The reduction in production will affect eight of Ford’s facilities scattered all over the US, Mexico, and Canada. Some plants will be temporarily shut down. Ford will start the adjusted production on February 7th.
Even the Kansas City plant where Ford makes the F-150 pickup trucks, its cash cow, is not spared. The pickup line will be idled while its Transit line will run a single shift. Centers in Michigan and Chicago in the US and Cuautitian in Mexico will have production suspended.
At Dearborn, Kentucky, and Louisville, the factories will run a single shift and scaled back schedules. At Oakville in Canada, Ford will suspend overtime production.
Ford did announce the chip shortage would cause a reduction in its production volume in the first quarter of 2022.
Ford has miserable company here as GM, another US-based iconic automaker, suspended production at its major plants last year after failing to secure enough chips. With things looking as they are, there might be no break in sight, with the US Commerce Department forecasting that the chip scarcity would last till at least the second half of 2022. This tallies with Ford’s prediction of significant improvement in production.
The company’s shares went south when it posted disappointing figures for the last quarter and even forecasted dismal performance for the present quarter. However, it seems GM will recover faster than its rival in vehicle production this year.

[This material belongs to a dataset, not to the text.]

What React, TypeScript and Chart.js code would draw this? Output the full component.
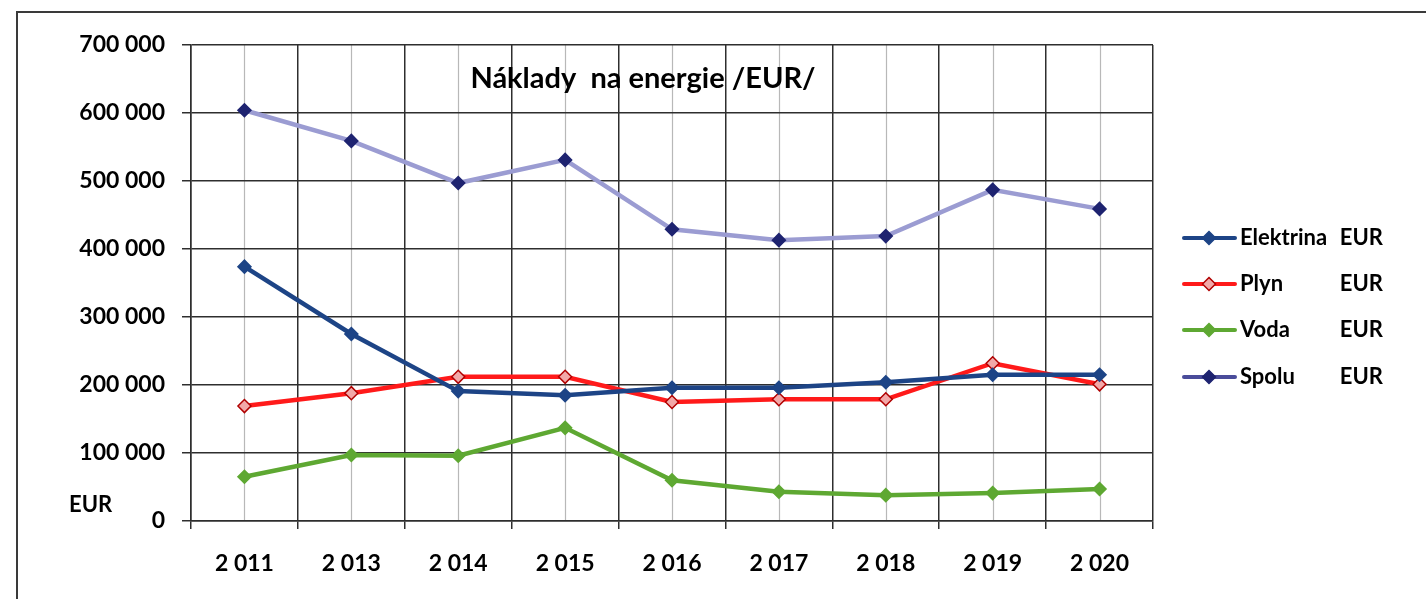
import React, { useEffect, useRef } from 'react';
import { Chart, registerables } from 'chart.js';

Chart.register(...registerables);

const categories = ['2 011', '2 013', '2 014', '2 015', '2 016', '2 017', '2 018', '2 019', '2 020'];
const elektrina = [374000, 275000, 191000, 185000, 196000, 196000, 204000, 215000, 215000];
const plyn = [169000, 188000, 212000, 212000, 175000, 179000, 179000, 232000, 201000];
const voda = [65000, 97000, 96000, 137000, 60000, 43000, 38000, 41000, 47000];
const spolu = [604000, 559000, 497000, 531000, 429000, 413000, 419000, 487000, 459000];
const yMin = 0;
const yMax = 700000;
const yStep = 100000;
const titleText = 'Náklady  na energie /EUR/';
const seriesNames = ['Elektrina', 'Plyn', 'Voda', 'Spolu'];
const unitText = 'EUR';

const FONT = 'Lato, "Open Sans", sans-serif';

const lineColors = ['#1d4486', '#ff1a1a', '#5ea832', '#9b9cd2'];
const pointFill = ['#1d4486', '#f2a8a8', '#5ea832', '#1e2370'];
const pointBorder = ['#1d4486', '#b00000', '#5ea832', '#1e2370'];
const legendLineColors = ['#1d4486', '#ff1a1a', '#5ea832', '#4a4c9a'];

function fmt(v: number) {
  return String(v).replace(/\B(?=(\d{3})+(?!\d))/g, ' ');
}

function diamond(ctx: CanvasRenderingContext2D, x: number, y: number, r: number, fill: string, stroke: string) {
  ctx.beginPath();
  ctx.moveTo(x, y - r);
  ctx.lineTo(x + r, y);
  ctx.lineTo(x, y + r);
  ctx.lineTo(x - r, y);
  ctx.closePath();
  ctx.fillStyle = fill;
  ctx.fill();
  ctx.lineWidth = 1.5;
  ctx.strokeStyle = stroke;
  ctx.stroke();
}

const decorPlugin = {
  id: 'decor',
  beforeDraw(chart: any) {
    const { ctx, chartArea, scales } = chart;
    ctx.save();
    ctx.fillStyle = '#ffffff';
    ctx.fillRect(0, 0, chart.width, chart.height);
    ctx.strokeStyle = '#b8b8b8';
    ctx.lineWidth = 1.2;
    for (let i = 0; i < categories.length; i++) {
      const x = Math.round(scales.x.getPixelForValue(i)) + 0.5;
      ctx.beginPath();
      ctx.moveTo(x, chartArea.top);
      ctx.lineTo(x, chartArea.bottom);
      ctx.stroke();
    }
    ctx.strokeStyle = '#3a3a3a';
    ctx.lineWidth = 2;
    ctx.beginPath();
    ctx.moveTo(17, chart.height);
    ctx.lineTo(17, 12);
    ctx.lineTo(chart.width, 12);
    ctx.stroke();
    ctx.restore();
  },
  afterDraw(chart: any) {
    const { ctx } = chart;
    ctx.save();
    ctx.fillStyle = '#000';
    ctx.font = `bold 29px ${FONT}`;
    ctx.textAlign = 'center';
    ctx.textBaseline = 'middle';
    ctx.fillText(titleText, 643, 79);
    ctx.font = `bold 22px ${FONT}`;
    ctx.textAlign = 'left';
    ctx.fillText(unitText, 69, 505);
    const ys = [238, 284, 330, 377];
    for (let i = 0; i < seriesNames.length; i++) {
      const y = ys[i];
      ctx.strokeStyle = legendLineColors[i];
      ctx.lineWidth = 4;
      ctx.lineCap = 'round';
      ctx.beginPath();
      ctx.moveTo(1184, y);
      ctx.lineTo(1235, y);
      ctx.stroke();
      diamond(ctx, 1209, y, 6.5, pointFill[i], pointBorder[i]);
      ctx.fillStyle = '#000';
      ctx.font = `bold 22px ${FONT}`;
      ctx.textAlign = 'left';
      ctx.textBaseline = 'middle';
      ctx.fillText(seriesNames[i], 1240, y);
      ctx.textAlign = 'right';
      ctx.fillText(unitText, 1383, y);
    }
    ctx.restore();
  },
};

export default function App() {
  const ref = useRef<HTMLCanvasElement | null>(null);

  useEffect(() => {
    document.body.style.margin = '0';
    const canvas = ref.current;
    if (!canvas) return;
    const series = [elektrina, plyn, voda, spolu];
    const chart = new Chart(canvas, {
      type: 'line',
      data: {
        labels: categories,
        datasets: series.map((d, i) => ({
          label: seriesNames[i],
          data: d,
          borderColor: lineColors[i],
          backgroundColor: lineColors[i],
          borderWidth: 4.5,
          tension: 0,
          pointStyle: 'rectRot',
          pointRadius: 6.5,
          pointHoverRadius: 6.5,
          pointBackgroundColor: pointFill[i],
          pointBorderColor: pointBorder[i],
          pointBorderWidth: 1.5,
          fill: false,
        })),
      },
      options: {
        animation: false,
        responsive: false,
        maintainAspectRatio: false,
        layout: { padding: { left: 0, right: 273, top: 45, bottom: 0 } },
        plugins: {
          legend: { display: false },
          title: { display: false },
          tooltip: { enabled: false },
        },
        scales: {
          x: {
            type: 'category',
            offset: true,
            afterFit: (s: any) => {
              s.height = 78;
            },
            grid: {
              offset: true,
              color: '#2e2e2e',
              lineWidth: 1.5,
              drawTicks: true,
              tickLength: 8,
              tickColor: '#2e2e2e',
            },
            border: { display: true, color: '#2e2e2e', width: 1.5 },
            ticks: {
              color: '#000',
              font: { family: FONT, size: 23, weight: 'bold' },
              padding: 21,
              maxRotation: 0,
            },
          },
          y: {
            min: yMin,
            max: yMax,
            afterFit: (s: any) => {
              s.width = 191;
            },
            grid: {
              color: '#2e2e2e',
              lineWidth: 1.5,
              drawTicks: true,
              tickLength: 9,
              tickColor: '#2e2e2e',
            },
            border: { display: true, color: '#2e2e2e', width: 1.5 },
            ticks: {
              stepSize: yStep,
              color: '#000',
              font: { family: FONT, size: 23, weight: 'bold' },
              padding: 17,
              callback: (v: any) => fmt(Number(v)),
            },
          },
        },
      },
      plugins: [decorPlugin],
    } as any);
    return () => chart.destroy();
  }, []);

  return (
    <div style={{ position: 'absolute', left: 0, top: 0, width: 1426, height: 599 }}>
      <canvas ref={ref} width={1426} height={599} style={{ width: 1426, height: 599, display: 'block' }} />
    </div>
  );
}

Meanwhile, Ford is not just folding its arms and waiting for things to change. It has teamed up with GlobalFoundries to increase semiconductor production in the US, although the effect will not be felt immediately.
Meanwhile, the US government is working to boost chip production in the country. The US House of Representatives recently passed the America COMPETES Act of 2022 that earmarks $52 billion to fund subsidies and grants for the semiconductor manufacturing sector. The bill also allocates about $300 billion for chip research and development.
The bill will enable the US to compete with China in chip production and wrestle industry dominance. However, there is a big if as there is no assurance that the bill will pass in its current form. This is mainly down to ideological differences between the two major parties on the federal government’s role in competing with China in the semiconductor business.
For instance, the Republicans argue that too many unnecessary items are devoted to climate change, citing the $8 billion set aside for the Green Climate Fund of the Paris Accord. The party also claims the bill lets China off the hook too easily.
However, both parties agree that the federal government needs to spend more money to help grow the local production of semiconductors. The presidency even sees chip production as a national security issue. Also, the chip shortage has been blamed for the inflation experienced by consumers in the country in recent months.
President Biden can only sign the bill into law after surviving both in the House and Senate. What it will look like when it lands on the presidential desk is yet to be seen.